«Si plusieurs milliards de dollars en investissement ont été injectés dans la filière batterie, nos efforts ne se feront sentir que dans une dizaine d’années. Comment accélérer la cadence alors que les projets commencent tout juste à sortir de terre?» (Photo: 123RF)
Par Karl Blackburn, président et chef de la direction du Conseil du patronat du Québec
COURRIER DES LECTEURS. Cette semaine, le gouvernement du Canada annonçait qu’il emboîte le pas à ses confrères américain et européen en imposant une surtaxe sur l’acier, l’aluminium et les véhicules à zéro émission chinois.
C’était une décision justifiée. La saine concurrence doit être privilégiée. Après tout, plus de 125 000 emplois partout au pays dépendent de l’industrie automobile. On en compte presque autant dans les domaines de l’acier et de l’aluminium. Protéger ces secteurs-clés d’une concurrence déloyale et s’harmoniser avec nos alliés commerciaux s’avèrent une évidence.
Il faut toutefois déplorer qu’Ottawa agisse souvent en réaction, et très peu en concordance avec une politique plus globale. On n’apporte ici qu’une réponse partielle à un défi titanesque qui est la décarbonation de notre économie.

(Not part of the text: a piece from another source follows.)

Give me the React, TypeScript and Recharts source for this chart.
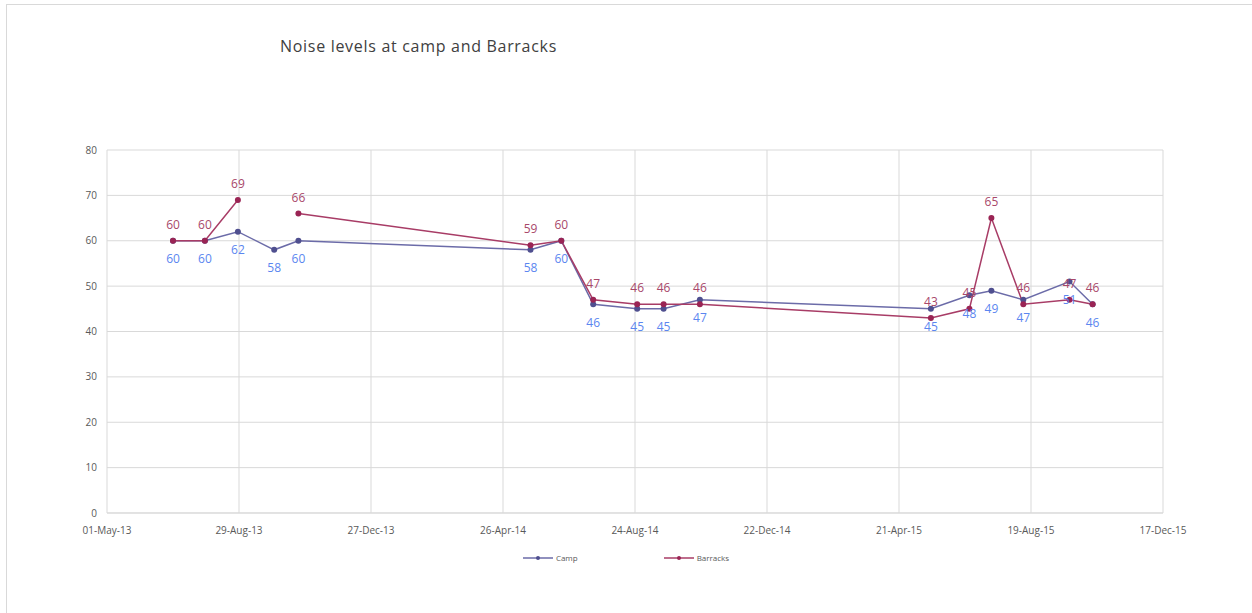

Dans un contexte où nos cibles de réduction d’émission de gaz à effet de serre sont ambitieuses, on n’a pas le choix de ramer plus fort.
Déjà, on peine à répondre à la demande mondiale dans les minéraux critiques. Si plusieurs milliards de dollars en investissement ont été injectés dans la filière batterie, nos efforts ne se feront sentir que dans une dizaine d’années. Comment accélérer la cadence alors que les projets commencent tout juste à sortir de terre?
L’opportunité de changer la donne
Le gouvernement fédéral entreprend ces jours-ci une nouvelle consultation notamment pour les batteries, les produits d’énergie solaire et les minéraux critiques. C’est l’occasion parfaite d’instaurer une réelle stratégie pour développer l’économie verte d’ici tout en établissant des règles du jeu équitables pour tous.
L’outil tarifaire n’est pas une stratégie valable à long terme. En revanche, une taxe carbone à la frontière, dont l’Europe s’est déjà dotée, mérite d’être envisagée. C’est un mécanisme qui apporterait une prévisibilité à nos partenaires commerciaux et permettrait de répondre aux plus hauts standards en matière de durabilité. Les manufacturiers locaux auraient ainsi tous les atouts pour réussir dans la nouvelle économie. Donnons-leur les moyens pour qu’ils ne soient pas affaiblis face à la concurrence déloyale étrangère.
La transition énergétique demande bien plus qu’un traitement à la pièce. C’est une vision d’ensemble «à la canadienne» dont nous avons besoin.